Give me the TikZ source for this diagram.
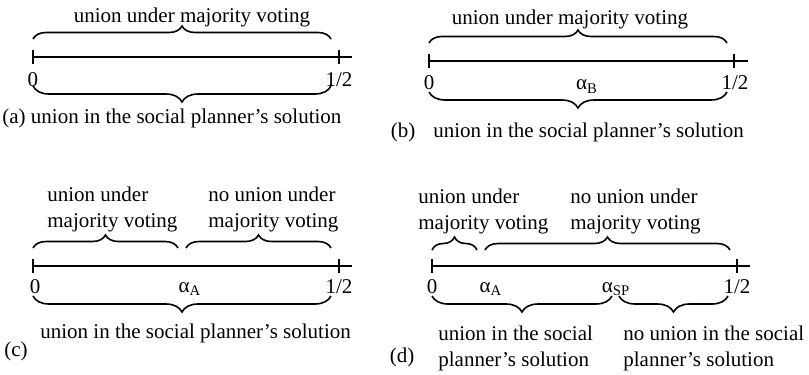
\documentclass[tikz,border=0pt]{standalone}
\usepackage{fontspec}
\setmainfont{Liberation Serif}
\usetikzlibrary{decorations.pathreplacing, positioning}
\tikzset{
    axisline/.style={line width=1pt},
    tickmark/.style={line width=1pt},
    ticklabel/.style={anchor=base, inner sep=0pt},
    upbrace/.style={line width=0.8pt, decorate, decoration={brace, amplitude=6.5pt}},
    downbrace/.style={line width=0.8pt, decorate, decoration={brace, amplitude=8pt, mirror}},
    textblock/.style={anchor=base west, inner sep=0pt, align=left},
    panellabel/.style={anchor=base, inner sep=0pt}
}

\begin{document}
\begin{tikzpicture}[x=0.5pt, y=-0.5pt, font=\fontsize{10.5}{13}\selectfont]
    \useasboundingbox (0,0) rectangle (809,375);

    % Panel (a)
    \coordinate (a0) at (33,57);
    \coordinate (a1) at (339,57);
    \coordinate (aend) at (352,57);
    \draw[axisline] (a0) -- (aend);
    \draw[tickmark] (a0) ++(0,-7) -- ++(0,14);
    \draw[tickmark] (a1) ++(0,-7) -- ++(0,14);
    \node (azero) [ticklabel] at (33,86) {0};
    \node (ahalf) [ticklabel] at (339,86) {1/2};
    \coordinate (atopL) at (33,39);
    \coordinate (atopR) at (331,39);
    \draw[upbrace] (atopL) -- (atopR);
    \node (avote) [anchor=base, inner sep=0pt] at (192,23) {union under majority voting};
    \coordinate (abotL) at (33,86);
    \coordinate (abotR) at (331,86);
    \draw[downbrace] (abotL) -- (abotR);
    \node (aplan) [textblock] at (2,123) {(a) union in the social planner’s solution};

    % Panel (b)
    \coordinate (b0) at (429,61);
    \coordinate (b1) at (734,61);
    \coordinate (bend) at (748,61);
    \draw[axisline] (b0) -- (bend);
    \draw[tickmark] (b0) ++(0,-7) -- ++(0,14);
    \draw[tickmark] (b1) ++(0,-7) -- ++(0,14);
    \node (bzero) [ticklabel] at (429,90) {0};
    \node (balpha) [ticklabel] at (587,90) {α\textsubscript{B}};
    \node (bhalf) [ticklabel] at (735,90) {1/2};
    \coordinate (btopL) at (429,43);
    \coordinate (btopR) at (727,43);
    \draw[upbrace] (btopL) -- (btopR);
    \node (bvote) [anchor=base, inner sep=0pt] at (570,25) {union under majority voting};
    \coordinate (bbotL) at (429,92);
    \coordinate (bbotR) at (727,92);
    \draw[downbrace] (bbotL) -- (bbotR);
    \node (blabel) [panellabel] at (403,137) {(b)};
    \node (bplan) [textblock] at (433,137) {union in the social planner’s solution};

    % Panel (c)
    \coordinate (c0) at (33,266);
    \coordinate (c1) at (339,266);
    \coordinate (cend) at (352,266);
    \draw[axisline] (c0) -- (cend);
    \draw[tickmark] (c0) ++(0,-7) -- ++(0,14);
    \draw[tickmark] (c1) ++(0,-7) -- ++(0,14);
    \node (czero) [ticklabel] at (35,293) {0};
    \node (calpha) [ticklabel] at (190,292) {α\textsubscript{A}};
    \node (chalf) [ticklabel] at (339,293) {1/2};
    \coordinate (ctopL) at (33,248);
    \coordinate (ctopM) at (178,248);
    \coordinate (ctopN) at (186,248);
    \coordinate (ctopR) at (331,248);
    \draw[upbrace] (ctopL) -- (ctopM);
    \draw[upbrace] (ctopN) -- (ctopR);
    \node (cvote) [textblock] at (47,227) {union under\\majority voting};
    \node (cnovote) [textblock] at (208,227) {no union under\\majority voting};
    \coordinate (cbotL) at (33,296);
    \coordinate (cbotR) at (331,296);
    \draw[downbrace] (cbotL) -- (cbotR);
    \node (cplan) [textblock] at (40,338) {union in the social planner’s solution};
    \node (clabel) [panellabel] at (16,356) {(c)};

    % Panel (d)
    \coordinate (d0) at (432,266);
    \coordinate (d1) at (737,266);
    \coordinate (dend) at (750,266);
    \draw[axisline] (d0) -- (dend);
    \draw[tickmark] (d0) ++(0,-7) -- ++(0,14);
    \draw[tickmark] (d1) ++(0,-7) -- ++(0,14);
    \node (dzero) [ticklabel] at (432,293) {0};
    \node (dalphaA) [ticklabel] at (491,292) {α\textsubscript{A}};
    \node (dalphaSP) [ticklabel] at (616,292) {α\textsubscript{SP}};
    \node (dhalf) [ticklabel] at (737,293) {1/2};
    \coordinate (dtopL) at (432,250);
    \coordinate (dtopM) at (477,250);
    \coordinate (dtopN) at (485,250);
    \coordinate (dtopR) at (730,250);
    \draw[upbrace] (dtopL) -- (dtopM);
    \draw[upbrace] (dtopN) -- (dtopR);
    \node (dvote) [textblock] at (418,229) {union under\\majority voting};
    \node (dnovote) [textblock] at (570,229) {no union under\\majority voting};
    \coordinate (dbotL) at (432,296);
    \coordinate (dbotM) at (612,296);
    \coordinate (dbotN) at (619,296);
    \coordinate (dbotR) at (728,296);
    \draw[downbrace] (dbotL) -- (dbotM);
    \draw[downbrace] (dbotN) -- (dbotR);
    \node (dplan) [textblock] at (438,366) {union in the social\\planner’s solution};
    \node (dnoplan) [textblock] at (623,366) {no union in the social\\planner’s solution};
    \node (dlabel) [panellabel] at (402,362) {(d)};
\end{tikzpicture}
\end{document}
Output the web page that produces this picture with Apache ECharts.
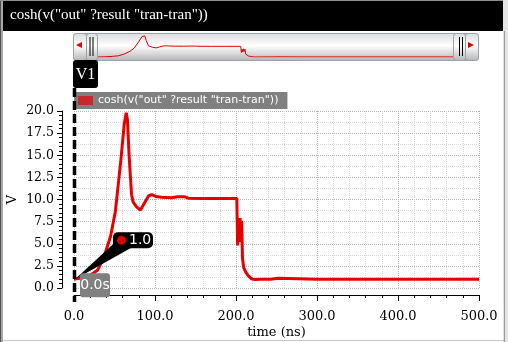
<!DOCTYPE html>
<html>
<head>
<meta charset="utf-8">
<script src="https://cdn.jsdelivr.net/npm/echarts@6/dist/echarts.min.js"></script>
<style>
html,body{margin:0;padding:0;background:#fff;}
#c{width:508px;height:342px;}
</style>
</head>
<body>
<div id="c"></div>
<script>
// ---- data ----
const seriesName = 'cosh(v("out" ?result "tran-tran"))';
const timeNs = [0, 10, 20, 29, 37, 45, 51, 58, 62, 64.5, 66, 68, 71, 73, 77, 82, 87, 92, 96, 101, 108, 120, 128, 137, 141, 160, 180, 201, 202, 203, 204, 205, 206, 207, 208, 209.5, 212, 215, 219, 223, 230, 243, 245, 252, 254, 300, 400, 500];
const voltage = [1.0, 1.15, 1.45, 2.0, 3.5, 5.8, 8.6, 14.6, 18.5, 19.8, 19.0, 15.0, 10.6, 9.7, 9.2, 8.8, 9.6, 10.4, 10.55, 10.35, 10.25, 10.2, 10.3, 10.3, 10.15, 10.1, 10.1, 10.1, 4.8, 7.6, 5.2, 7.9, 5.8, 7.6, 3.4, 2.3, 1.8, 1.4, 1.05, 0.95, 1.0, 1.0, 1.1, 1.1, 1.0, 1.0, 1.0, 1.0];
const xTickValues = [0, 100, 200, 300, 400, 500];
const yTickValues = [0, 2.5, 5, 7.5, 10, 12.5, 15, 17.5, 20];
const markerLabel = 'V1';
const markerTimeLabel = '0.0s';

const pts = timeNs.map((t, i) => [t, voltage[i]]);
const chart = echarts.init(document.getElementById('c'), null, {renderer: 'canvas'});

const serif = 'DejaVu Serif';
const option = {
  animation: false,
  backgroundColor: '#ffffff',
  title: {
    text: seriesName,
    left: 6, top: 8,
    padding: [0, 4],
    textStyle: {color: '#ffffff', fontFamily: 'Liberation Serif', fontSize: 15, fontWeight: 'normal'}
  },
  legend: {
    data: [seriesName],
    left: 74, top: 92,
    backgroundColor: '#808080',
    padding: [3, 9, 3, 4],
    itemWidth: 15, itemHeight: 9, itemGap: 0,
    icon: 'rect',
    selectedMode: false,
    textStyle: {color: '#ffffff', fontFamily: 'DejaVu Sans', fontSize: 11, padding: [0, 0, 0, 0]}
  },
  grid: [
    {left: 74, right: 29, top: 111, bottom: 54, containLabel: false, outerBoundsMode: 'none'},
    {left: 98, width: 355, top: 35, height: 22, containLabel: false, outerBoundsMode: 'none'}
  ],
  xAxis: [
    {
      type: 'value', gridIndex: 0, min: xTickValues[0], max: xTickValues[xTickValues.length - 1],
      interval: xTickValues[1] - xTickValues[0], offset: 7,
      axisLine: {show: true, onZero: false, lineStyle: {color: '#000', width: 1}},
      axisTick: {show: true, length: 6, lineStyle: {color: '#000'}},
      minorTick: {show: true, splitNumber: 5, length: 3, lineStyle: {color: '#000'}},
      axisLabel: {color: '#000', fontFamily: serif, fontSize: 13, margin: 15, formatter: v => v.toFixed(1)},
      splitLine: {show: true, lineStyle: {color: '#b4b4b4', type: 'dotted', width: 1}},
      minorSplitLine: {show: true, lineStyle: {color: '#d8d8d8', type: 'dotted', width: 1}},
      name: 'time (ns)', nameLocation: 'middle', nameGap: 31, nameMoveOverlap: false,
      nameTextStyle: {color: '#000', fontFamily: serif, fontSize: 13}
    },
    {type: 'value', gridIndex: 1, min: 0, max: 500, show: false}
  ],
  yAxis: [
    {
      type: 'value', gridIndex: 0, min: yTickValues[0], max: yTickValues[yTickValues.length - 1],
      interval: yTickValues[1] - yTickValues[0], offset: 12,
      axisLine: {show: true, onZero: false, lineStyle: {color: '#000', width: 1}},
      axisTick: {show: true, length: 5, lineStyle: {color: '#000'}},
      minorTick: {show: true, splitNumber: 5, length: 3, lineStyle: {color: '#000'}},
      axisLabel: {color: '#000', fontFamily: serif, fontSize: 12.5, margin: 8, formatter: v => v.toFixed(1)},
      splitLine: {show: true, lineStyle: {color: '#b4b4b4', type: 'dotted', width: 1}},
      minorSplitLine: {show: false},
      name: 'V', nameLocation: 'middle', nameGap: 43, nameRotate: 90, nameMoveOverlap: false,
      nameTextStyle: {color: '#000', fontFamily: serif, fontSize: 13}
    },
    {
      type: 'value', gridIndex: 0, min: yTickValues[0], max: yTickValues[yTickValues.length - 1],
      interval: yTickValues[1] - yTickValues[0],
      axisLine: {show: false}, axisTick: {show: false}, axisLabel: {show: false},
      splitLine: {show: false},
      minorTick: {show: false, splitNumber: 2},
      minorSplitLine: {show: true, lineStyle: {color: '#d8d8d8', type: 'dotted', width: 1}}
    },
    {type: 'value', gridIndex: 1, min: 'dataMin', max: 'dataMax', show: false}
  ],
  series: [
    {
      name: seriesName, type: 'line', xAxisIndex: 0, yAxisIndex: 0,
      data: pts, showSymbol: false, symbol: 'none', z: 3,
      lineStyle: {color: '#e60000', width: 3},
      itemStyle: {color: '#c8282d'}
    },
    {
      name: 'overview', type: 'line', xAxisIndex: 1, yAxisIndex: 2,
      data: pts, showSymbol: false, symbol: 'none', silent: true, z: 3,
      lineStyle: {color: '#e00000', width: 1}
    }
  ]
};
chart.setOption(option);

// ---- chrome & marker annotations ----
const p = chart.convertToPixel({gridIndex: 0}, pts[0]);
const mx = Math.round(p[0]), my = p[1];
const gradV = (a, b, c) => new echarts.graphic.LinearGradient(0, 0, 0, 1, [
  {offset: 0, color: a}, {offset: 0.45, color: b}, {offset: 1, color: c}]);

const g = [];
// window frame
g.push({type: 'rect', shape: {x: 0, y: 0, width: 1, height: 342}, style: {fill: '#505050'}, z: 0});
g.push({type: 'rect', shape: {x: 1, y: 0, width: 2, height: 342}, style: {fill: '#a8a8a8'}, z: 0});
g.push({type: 'rect', shape: {x: 0, y: 0, width: 508, height: 1}, style: {fill: '#909090'}, z: 0});
g.push({type: 'rect', shape: {x: 3, y: 1, width: 500, height: 30}, style: {fill: '#000000'}, z: 0});
g.push({type: 'rect', shape: {x: 503, y: 0, width: 5, height: 342}, style: {fill: '#e4e4e4'}, z: 0});
g.push({type: 'line', shape: {x1: 504.5, y1: 31, x2: 504.5, y2: 342}, style: {stroke: '#9a9a9a', lineWidth: 1}, z: 0});
g.push({type: 'line', shape: {x1: 3, y1: 340.5, x2: 504, y2: 340.5}, style: {stroke: '#c8c8c8', lineWidth: 1}, z: 0});

// overview slider chrome
const sFill = gradV('#dcdcdc', '#ffffff', '#b4b4b4');
g.push({type: 'rect', shape: {x: 73.5, y: 33.5, width: 405, height: 27, r: 3}, style: {fill: sFill, stroke: '#9aa2ac', lineWidth: 1}, z: 1});
g.push({type: 'rect', shape: {x: 73.5, y: 33.5, width: 13, height: 27, r: 3}, style: {fill: sFill, stroke: '#9aa2ac', lineWidth: 1}, z: 1});
g.push({type: 'rect', shape: {x: 465.5, y: 33.5, width: 13, height: 27, r: 3}, style: {fill: sFill, stroke: '#9aa2ac', lineWidth: 1}, z: 1});
g.push({type: 'rect', shape: {x: 86.5, y: 33.5, width: 11, height: 27, r: 3}, style: {fill: sFill, stroke: '#9aa2ac', lineWidth: 1}, z: 1});
g.push({type: 'rect', shape: {x: 453.5, y: 33.5, width: 12, height: 27, r: 3}, style: {fill: sFill, stroke: '#9aa2ac', lineWidth: 1}, z: 1});
g.push({type: 'polygon', shape: {points: [[76, 45], [82, 42], [82, 48]]}, style: {fill: '#e00000'}, z: 2});
g.push({type: 'polygon', shape: {points: [[474, 45], [468, 42], [468, 48]]}, style: {fill: '#e00000'}, z: 2});
[90, 93, 459.5, 462.5].forEach(x => g.push({type: 'line', shape: {x1: x, y1: 37, x2: x, y2: 56}, style: {stroke: '#000', lineWidth: 1}, z: 2}));

// cursor V1
g.push({type: 'rect', shape: {x: mx - 1, y: 60, width: 25, height: 28, r: 3}, style: {fill: '#000'}, z: 10});
g.push({type: 'text', style: {text: markerLabel, x: mx + 11.5, y: 75, fill: '#fff', font: '16px "Liberation Serif"', align: 'center', verticalAlign: 'middle'}, z: 11});
g.push({type: 'line', shape: {x1: mx + 0.5, y1: 88, x2: mx + 0.5, y2: 302}, style: {stroke: '#000', lineWidth: 3.5, lineDash: [9, 4]}, z: 10});

// value bubble at cursor/curve intersection
g.push({type: 'polygon', shape: {points: [[mx + 39, my - 35], [mx + 60, my - 33], [mx + 1, my]]}, style: {fill: '#000'}, z: 12});
g.push({type: 'rect', shape: {x: mx + 39, y: my - 47, width: 40, height: 16, r: 5}, style: {fill: '#000'}, z: 12});
g.push({type: 'circle', shape: {cx: mx + 47.5, cy: my - 39, r: 4.5}, style: {fill: '#e00000'}, z: 13});
g.push({type: 'text', style: {text: voltage[0].toFixed(1), x: mx + 55, y: my - 39, fill: '#fff', font: '14px "DejaVu Sans"', align: 'left', verticalAlign: 'middle'}, z: 13});
g.push({type: 'rect', shape: {x: mx + 6, y: my - 6, width: 30, height: 24, r: 3}, style: {fill: '#808080'}, z: 12});
g.push({type: 'text', style: {text: markerTimeLabel, x: mx + 21, y: my + 6, fill: '#fff', font: '14px "DejaVu Sans"', align: 'center', verticalAlign: 'middle'}, z: 13});

chart.setOption({graphic: {elements: g}});
</script>
</body>
</html>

──────

* What is asked: Pictures excluded, repeat the records exactly from their opening line through the line containing "(aplan) [textblock] at".

* Problem solution:
Give me the TikZ source for this diagram.
\documentclass[tikz,border=0pt]{standalone}
\usepackage{fontspec}
\setmainfont{Liberation Serif}
\usetikzlibrary{decorations.pathreplacing, positioning}
\tikzset{
    axisline/.style={line width=1pt},
    tickmark/.style={line width=1pt},
    ticklabel/.style={anchor=base, inner sep=0pt},
    upbrace/.style={line width=0.8pt, decorate, decoration={brace, amplitude=6.5pt}},
    downbrace/.style={line width=0.8pt, decorate, decoration={brace, amplitude=8pt, mirror}},
    textblock/.style={anchor=base west, inner sep=0pt, align=left},
    panellabel/.style={anchor=base, inner sep=0pt}
}

\begin{document}
\begin{tikzpicture}[x=0.5pt, y=-0.5pt, font=\fontsize{10.5}{13}\selectfont]
    \useasboundingbox (0,0) rectangle (809,375);

    % Panel (a)
    \coordinate (a0) at (33,57);
    \coordinate (a1) at (339,57);
    \coordinate (aend) at (352,57);
    \draw[axisline] (a0) -- (aend);
    \draw[tickmark] (a0) ++(0,-7) -- ++(0,14);
    \draw[tickmark] (a1) ++(0,-7) -- ++(0,14);
    \node (azero) [ticklabel] at (33,86) {0};
    \node (ahalf) [ticklabel] at (339,86) {1/2};
    \coordinate (atopL) at (33,39);
    \coordinate (atopR) at (331,39);
    \draw[upbrace] (atopL) -- (atopR);
    \node (avote) [anchor=base, inner sep=0pt] at (192,23) {union under majority voting};
    \coordinate (abotL) at (33,86);
    \coordinate (abotR) at (331,86);
    \draw[downbrace] (abotL) -- (abotR);
    \node (aplan) [textblock] at (2,123) {(a) union in the social planner’s solution};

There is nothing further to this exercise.